Lo imposible quedó claro: el niño que supuestamente había muerto hacía décadas seguía vivo… y era Curro. Leocadia no sólo había engañado a los Serrano de Luján, sino que había robado la identidad del heredero, apropiándose de su fortuna y condenándolo a crecer en la pobreza. El engaño era tan grande que sólo la Corona podía desenmascararlo, así que Pía redactó una denuncia que viajó a Madrid antes de que Leocadia pudiera sospecharlo.

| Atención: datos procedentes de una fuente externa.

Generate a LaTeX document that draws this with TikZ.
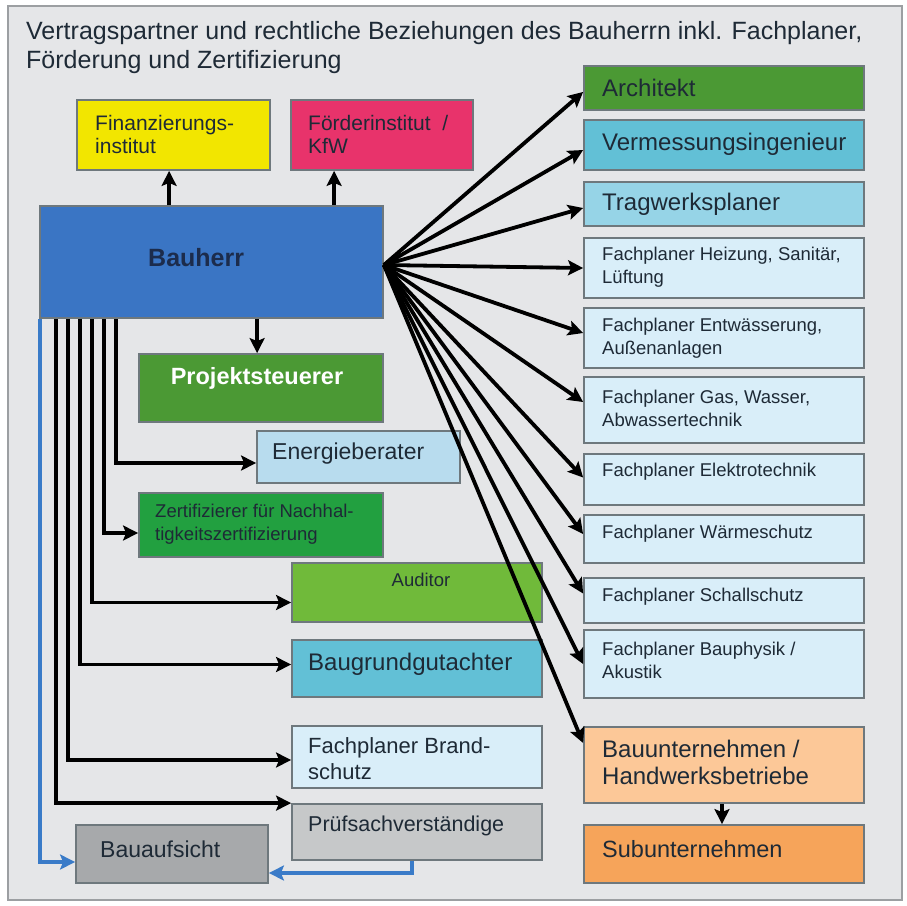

Mientras la verdad avanzaba en silencio, Ángela vivía su propio martirio. Vestida con telas que parecían un sudario, marcada por decisiones que no eran suyas, se preparaba para una boda que veía como una condena. Ni Beltrán, cada vez más incómodo, ni nadie en la planta noble podía ignorar que Leocadia dirigía todo con un control casi enfermizo.

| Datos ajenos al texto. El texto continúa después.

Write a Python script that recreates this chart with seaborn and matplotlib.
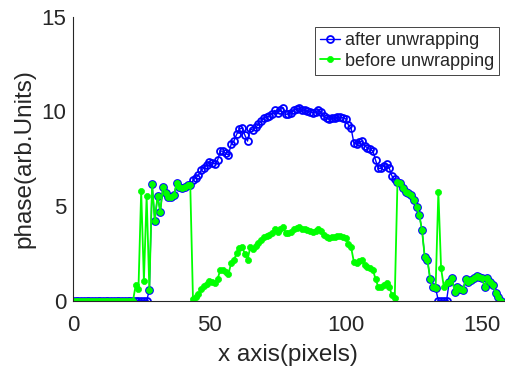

Pero el día que llegó la carroza real, las mentiras dejaron de tener refugio. En el gran salón, ante Alonso, ante los criados, ante Curro —que por fin enfrentaba a su verdugo sin bajar la mirada—, el mensajero leyó el veredicto: Leocadia Suero había usurpado un título, falsificado una muerte, manipulado documentos oficiales y robado el futuro de un niño que ahora estaba delante de todos.
Su caída fue inmediata. Sus gritos, su arrogancia rota, su intento de justificarlo todo como una lucha por sobrevivir… nada sirvió. Fue arrestada y enviada a Madrid, y por primera vez el eco del paso de los guardias en La Promesa no sonó a temor, sino a justicia.
Con Leocadia fuera del juego, la boda de Ángela y Beltrán se suspendió de inmediato. Alonso, destrozado al comprender cuánto daño había permitido sin quererlo, liberó a su hija de toda obligación. Beltrán, digno pese a todo, se retiró entendiendo que nunca había tenido un lugar real en el corazón de Ángela.
Y entonces, entre ellos dos —Curro y Ángela— quedó un silencio nuevo. No de resignación, sino de oportunidad. Ella lo buscó con la mirada que había intentado evitar durante días. Él confesó que, aunque había perseguido la verdad para enfrentar a Leocadia, cada paso lo había dado pensando en ella. Y por primera vez, sin cadenas ni sacrificios impuestos, se preguntaron si todavía se elegían.
La respuesta fue sencilla.
Curro decidió hablar con Alonso no como criado, sino como el hombre que quería hacer feliz a su hija. Y Alonso, conmovido, no sólo aceptó la relación, sino que entregó a Curro lo que siempre había sido suyo: el blasón de los Serrano de Luján.

La boda no se canceló. Se transformó.
Los invitados regresaron creyendo que asistirían a un acto triste, pero encontraron un altar renacido. Las flores, las campanas, los bancos llenos… todo seguía igual, salvo el nombre del novio. Curro caminó hacia el altar con un traje sencillo y un temblor que ya no venía del miedo, sino de la emoción por una vida que por fin era suya.
Cuando Ángela apareció, radiante en un vestido elegido por ella, el palacio entero contuvo el aliento. Ambos pronunciaron un “sí” firme, recuperado, libre. Y cuando sellaron su unión con un beso, las campanas repicaron tan fuerte que hasta el mensajero real —serio como una estatua— dejó escapar una sonrisa.
Muy lejos, encerrada en una celda húmeda, Leocadia escuchó esos campanazos como una sentencia. Ya no tenía poder. Ya no tenía casa. Y por primera vez, sus palabras no podían herir a nadie.
En el patio, junto a la fuente que había sido testigo de la tristeza de Curro, los recién casados se detuvieron un momento. Él, recordando la sombra que había sido. Ella, celebrando la luz que ahora compartían. Todo lo que habían perdido, todo lo que habían descubierto… los había llevado hasta ese instante.
Y aunque el destino parecía haberlos separado miles de veces, al final fueron ellos quienes decidieron desafiarlo. Porque aquella boda —la boda imposible— no era sólo un final. Era el principio de una vida por fin propia.
Y La Promesa, liberada al fin, volvía a respirar.